25 июня прошли выборы в Московскую городскую думу — достаточно успешно для правящей коалиции. Наживин наблюдал, что «большой разницы между деревней, Владимиром и Москвой в политическом отношении нет. Жизнью верховодила везде толпа — в газетах ее называли демократией, — а какая же разница между дядей Ягором в деревне и дядей Ягором, который стал в Москве швейцаром или истопником? Я видел его труды на городских выборах в Москве. Конечно, бешено трепали дорогие шины бесчисленные автомобили, конечно, тратились бешеные деньги на печатание разноцветных партийных афиш, в которых обещался «и рай, и любовь, и блаженство», конечно, все стены домов и заборы были загажены этими дрянными и лживыми листками — все «как в Европе». А между дядями Ягорами шла молва: ежели подашь по первому номеру, то будет тебе какой-то таинственной силой выдано 200 рублей, ежели подашь по первому номеру, то кроме какой-то земли и воли получишь еще корову и лошадь»

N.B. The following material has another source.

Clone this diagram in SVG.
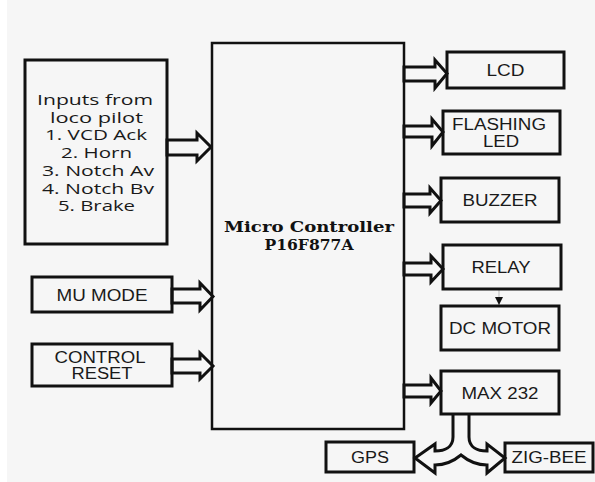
<svg xmlns="http://www.w3.org/2000/svg" width="595" height="482" viewBox="0 0 595 482">
<style>
.box{fill:none;stroke:#111;stroke-width:3}
.arr{fill:#f6f6f6;stroke:#111;stroke-width:3;stroke-linejoin:miter}
.t{font-family:"Liberation Sans",Arial,sans-serif;font-size:16px;fill:#1a1a1a;text-anchor:middle}
.s{font-family:"Open Sans","DejaVu Sans",sans-serif;font-size:14px;fill:#1a1a1a;text-anchor:middle}
.b{font-family:"DejaVu Serif","Liberation Serif",serif;font-size:15px;font-weight:bold;fill:#111;text-anchor:middle}
</style>
<defs>
<marker id="tri" viewBox="0 0 10 10" refX="10" refY="5" markerWidth="8" markerHeight="8" markerUnits="userSpaceOnUse" orient="auto">
<path d="M0,0 L10,5 L0,10 Z" fill="#111"/>
</marker>
</defs>
<rect x="0" y="0" width="595" height="482" fill="#ffffff"/>
<rect x="7" y="0" width="588" height="482" fill="#f6f6f6"/>

<g id="connectors">
<polygon class="arr" points="167,140 197,140 197,133 211,147 197,161 197,155 167,155"/>
<polygon class="arr" points="172,289 200,289 200,283 213,296.5 200,310 200,303 172,303"/>
<polygon class="arr" points="172,359 200,359 200,353 213,366 200,379 200,373 172,373"/>
<polygon class="arr" points="404,67 435,67 435,60 447,73.5 435,88 435,81 404,81"/>
<polygon class="arr" points="404,126 432,126 432,119 443,132 432,146 432,137 404,137"/>
<polygon class="arr" points="404,194 430,194 430,188 441,200.5 430,213 430,207 404,207"/>
<polygon class="arr" points="404,263 431,263 431,256 443,269 431,282 431,275 404,275"/>
<polygon class="arr" points="404,385 431,385 431,378 441,391 431,403 431,397 404,397"/>
<line x1="499" y1="289" x2="499" y2="305" stroke="#bbb" stroke-width="1" marker-end="url(#tri)"/>
<path class="arr" d="M453,414 L453,437 C453,447 445,451 435,451 L435,444 L415,458 L435,473 L435,465 C447,465 455,460 461,455 C467,460 475,465 487,465 L487,473 L505,458 L487,444 L487,451 C477,451 469,447 469,437 L469,414"/>
</g>

<g id="inputs">
<rect class="box" x="25" y="60" width="142" height="184"/>
<text class="s" x="95" y="105" textLength="116" lengthAdjust="spacingAndGlyphs">Inputs from</text>
<text class="s" x="96.5" y="122.5" textLength="93" lengthAdjust="spacingAndGlyphs">loco pilot</text>
<text class="s" x="96" y="140" textLength="102" lengthAdjust="spacingAndGlyphs">1. VCD Ack</text>
<text class="s" x="96.5" y="158" textLength="71" lengthAdjust="spacingAndGlyphs">2. Horn</text>
<text class="s" x="98" y="176" textLength="112" lengthAdjust="spacingAndGlyphs">3. Notch Av</text>
<text class="s" x="98" y="193.5" textLength="112" lengthAdjust="spacingAndGlyphs">4. Notch Bv</text>
<text class="s" x="96.5" y="211" textLength="77" lengthAdjust="spacingAndGlyphs">5. Brake</text>
</g>

<g id="mcu">
<rect x="212" y="43" width="192" height="386" fill="none" stroke="#111" stroke-width="2.5"/>
<text class="b" x="309" y="232" textLength="170" lengthAdjust="spacingAndGlyphs">Micro Controller</text>
<text class="b" x="309" y="250" textLength="89" lengthAdjust="spacingAndGlyphs">P16F877A</text>
</g>

<g id="mumode">
<rect class="box" x="32" y="277" width="140" height="35"/>
<text class="t" x="102" y="301" textLength="91" lengthAdjust="spacingAndGlyphs">MU MODE</text>
</g>

<g id="reset">
<rect class="box" x="32" y="344" width="140" height="42"/>
<text class="t" x="100" y="362.5" textLength="91" lengthAdjust="spacingAndGlyphs">CONTROL</text>
<text class="t" x="102" y="378.5" textLength="61" lengthAdjust="spacingAndGlyphs">RESET</text>
</g>

<g id="lcd">
<rect class="box" x="447" y="52" width="117" height="36"/>
<text class="t" x="505.5" y="76" textLength="38" lengthAdjust="spacingAndGlyphs">LCD</text>
</g>

<g id="led">
<rect class="box" x="443" y="111" width="117" height="43"/>
<text class="t" x="499" y="130" textLength="94" lengthAdjust="spacingAndGlyphs">FLASHING</text>
<text class="t" x="501" y="147" textLength="36" lengthAdjust="spacingAndGlyphs">LED</text>
</g>

<g id="buzzer">
<rect class="box" x="441" y="178" width="118" height="44"/>
<text class="t" x="500" y="206" textLength="75" lengthAdjust="spacingAndGlyphs">BUZZER</text>
</g>

<g id="relay">
<rect class="box" x="443" y="245" width="118" height="44"/>
<text class="t" x="501" y="273" textLength="59" lengthAdjust="spacingAndGlyphs">RELAY</text>
</g>

<g id="dcmotor">
<rect class="box" x="441" y="306" width="118" height="44"/>
<text class="t" x="500" y="334" textLength="102" lengthAdjust="spacingAndGlyphs">DC MOTOR</text>
</g>

<g id="max232">
<rect class="box" x="441" y="371" width="118" height="43"/>
<text class="t" x="500" y="399" textLength="77" lengthAdjust="spacingAndGlyphs">MAX 232</text>
</g>

<g id="gps">
<rect class="box" x="326" y="442" width="88" height="30"/>
<text class="t" x="370" y="463" textLength="38" lengthAdjust="spacingAndGlyphs">GPS</text>
</g>

<g id="zigbee">
<rect class="box" x="505" y="443" width="88" height="29"/>
<text class="t" x="549" y="463" textLength="75" lengthAdjust="spacingAndGlyphs">ZIG-BEE</text>
</g>
</svg>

[1603]. Последнее было наиболее убедительным, что предопределило успех предлагавших землю и волю эсерам.
Пресса сообщала: «Выборы прошли в обстановке удивительно спокойной, и так шло дело до конца. Агитация не тревожила порядка у входных дверей избирательных участков: там все было образцово, тихо и спокойно… Всего на избирательные участки пришли 647 тысяч человек. Крупную победу праздновали эсеры, за которых проголосовало 58 %, что дало им 116 мест гласных в городской Думе. Далее шли кадеты — 18 % (34 гласных), меньшевики — 11,82 % (24), большевики — 11,66 (23 гласных) и список энесов и трудовиков — 1,25 % (3 гласных). Октябристы не получили в Гордуме ни одного места. «Поражение крайних партий, как справа, так и слева, блестящая победа умеренно-социалистического течения специально-русского склада должны быть сочтены за инстинктивное проявление народного такта и народной мудрости»

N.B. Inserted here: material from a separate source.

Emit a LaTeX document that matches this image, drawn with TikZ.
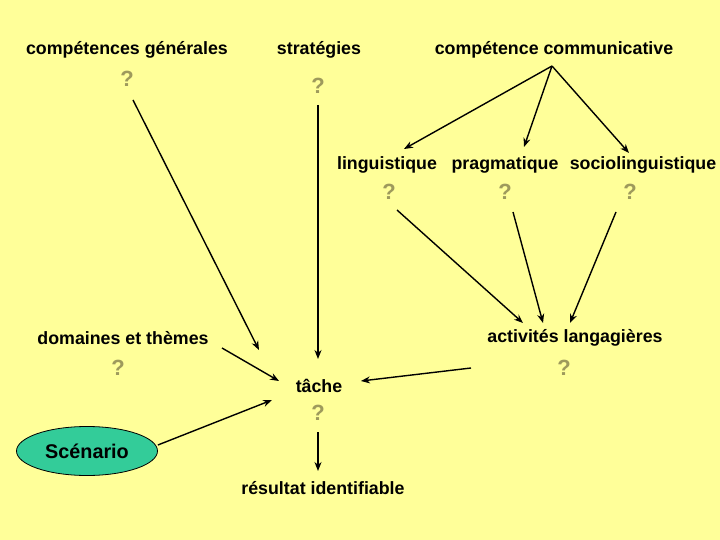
\documentclass[tikz,border=0pt]{standalone}
\usepackage{fontspec}
\setmainfont{Liberation Sans}
\usetikzlibrary{arrows.meta,shapes.geometric}
\definecolor{bgyellow}{RGB}{255,255,153}
\definecolor{qolive}{RGB}{158,154,92}
\definecolor{scengreen}{RGB}{51,204,153}
\begin{document}
\begin{tikzpicture}[x=1pt,y=-1pt,
  lbl/.style={inner sep=0pt,font=\fontsize{17.8}{22}\selectfont\bfseries},
  qm/.style={inner sep=0pt,text=qolive,font=\fontsize{22}{24}\selectfont\bfseries},
  arr/.style={line width=1.4pt,-{Stealth[length=9pt,width=7pt]}}]
\fill[bgyellow] (0,0) rectangle (720,540);
\useasboundingbox (0,0) rectangle (720,540);
% labels
\node[lbl] (cg) at (127,50) {compétences générales};
\node[lbl] (strat) at (319,50) {stratégies};
\node[lbl] (cc) at (554,50) {compétence communicative};
\node[lbl] (ling) at (387,165) {linguistique};
\node[lbl] (prag) at (505,165) {pragmatique};
\node[lbl] (socio) at (643,165) {sociolinguistique};
\node[lbl] (dom) at (123,338) {domaines et thèmes};
\node[lbl] (act) at (575,338) {activités langagières};
\node[lbl] (tache) at (319,386) {tâche};
\node[lbl] (res) at (323,488) {résultat identifiable};
\node[draw,ellipse,fill=scengreen,line width=0.8pt,minimum width=141pt,minimum height=49pt,inner sep=0pt,
      font=\fontsize{19.8}{22}\selectfont\bfseries] (scen) at (87,451) {Scénario};
% question marks
\node[qm] (q1) at (127,79) {?};
\node[qm] (q2) at (318,86) {?};
\node[qm] (q3) at (389,192) {?};
\node[qm] (q4) at (505,192) {?};
\node[qm] (q5) at (630,192) {?};
\node[qm] (q6) at (118,368) {?};
\node[qm] (q7) at (564,368) {?};
\node[qm] (q8) at (318,413) {?};
% connector end points
\coordinate (a1s) at (133,100); \coordinate (a1e) at (259,350);
\coordinate (a2s) at (318,105); \coordinate (a2e) at (318,359);
\coordinate (ccs) at (552,66);
\coordinate (a3e) at (404,149); \coordinate (a4e) at (524,147); \coordinate (a5e) at (629,153);
\coordinate (a6s) at (397,210); \coordinate (a6e) at (523,323);
\coordinate (a7s) at (513,212); \coordinate (a7e) at (543,323);
\coordinate (a8s) at (616,212); \coordinate (a8e) at (570,323);
\coordinate (a9s) at (222,348); \coordinate (a9e) at (279,381);
\coordinate (a10s) at (471,368); \coordinate (a10e) at (361,381);
\coordinate (a11e) at (272,400);
\coordinate (a12s) at (318,432); \coordinate (a12e) at (318,471);
% connectors
\draw[arr] (a1s) -- (a1e);
\draw[arr] (a2s) -- (a2e);
\draw[arr] (ccs) -- (a3e);
\draw[arr] (ccs) -- (a4e);
\draw[arr] (ccs) -- (a5e);
\draw[arr] (a6s) -- (a6e);
\draw[arr] (a7s) -- (a7e);
\draw[arr] (a8s) -- (a8e);
\draw[arr] (a9s) -- (a9e);
\draw[arr] (a10s) -- (a10e);
\draw[arr] (scen.east) ++(0,-6) -- (a11e);
\draw[arr] (a12s) -- (a12e);
\end{tikzpicture}
\end{document}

[1604], — умилялась пресса. Выборы прошли, проблемы власти лишь усугублялись, а с фронта приходили все более тревожные новости.
Нарастание протестных настроений к концу июня было налицо. Стачечные комитеты создавались на растущем числе предприятий, забастовки грозили полностью парализовать экономическую жизнь. «В любой отрасли промышленности забастовки грозили стать перманентными, — писал Чернов. — Со своей стороны, предприниматели вопияли о ненасытности рабочих. Грозили локаутами и порой пробовали к ним переходить. Им в ответ росли протестующие вопли рабочих о накоплениях во всех отраслях индустрии, военных прибылях. Взаимная ненависть обоих сторон разгоралась и предвещала пожар гражданской войны, которой никакими заклятиями никто остановить был не в силах»
[1605].
Губернские комиссары бомбардировали князя Львова паническими посланиями с просьбой защитить попираемые права землевладельцев. И правительство попыталось административно прижать местные крестьянские советы и земельные комитеты. Премьер представил записку об аграрном движении и мерах по борьбе с ним. Там говорилось, что первоначально стихийное движение приобретало все более организованный характер благодаря действиям партийных агентов, рассылаемых из городов «для организации крестьян-земледельцев и для распространения между ними программы аграрных реформ». Основная цель — «придать видимость законности незаконным действиям крестьянских организаций». Львов с огорчением обнаружил, что крестьяне проявили «в полной мере» инициативу в деле создания волостных земельных комитетов, которые замышлялись как чисто факультативные учреждения. Временное правительство предлагало «воспретить все формы выступлений этих советов и комитетов против землевладельцев и против частной собственности вообще», а также «признать незаконными все постановления всех уездных, волостных и других советов или иных общественных организаций, кроме земельных комитетов, образованные согласно Положению от 21 апреля»
[1606]. Но куда там. Да и кто мог воспретить и обеспечить законность?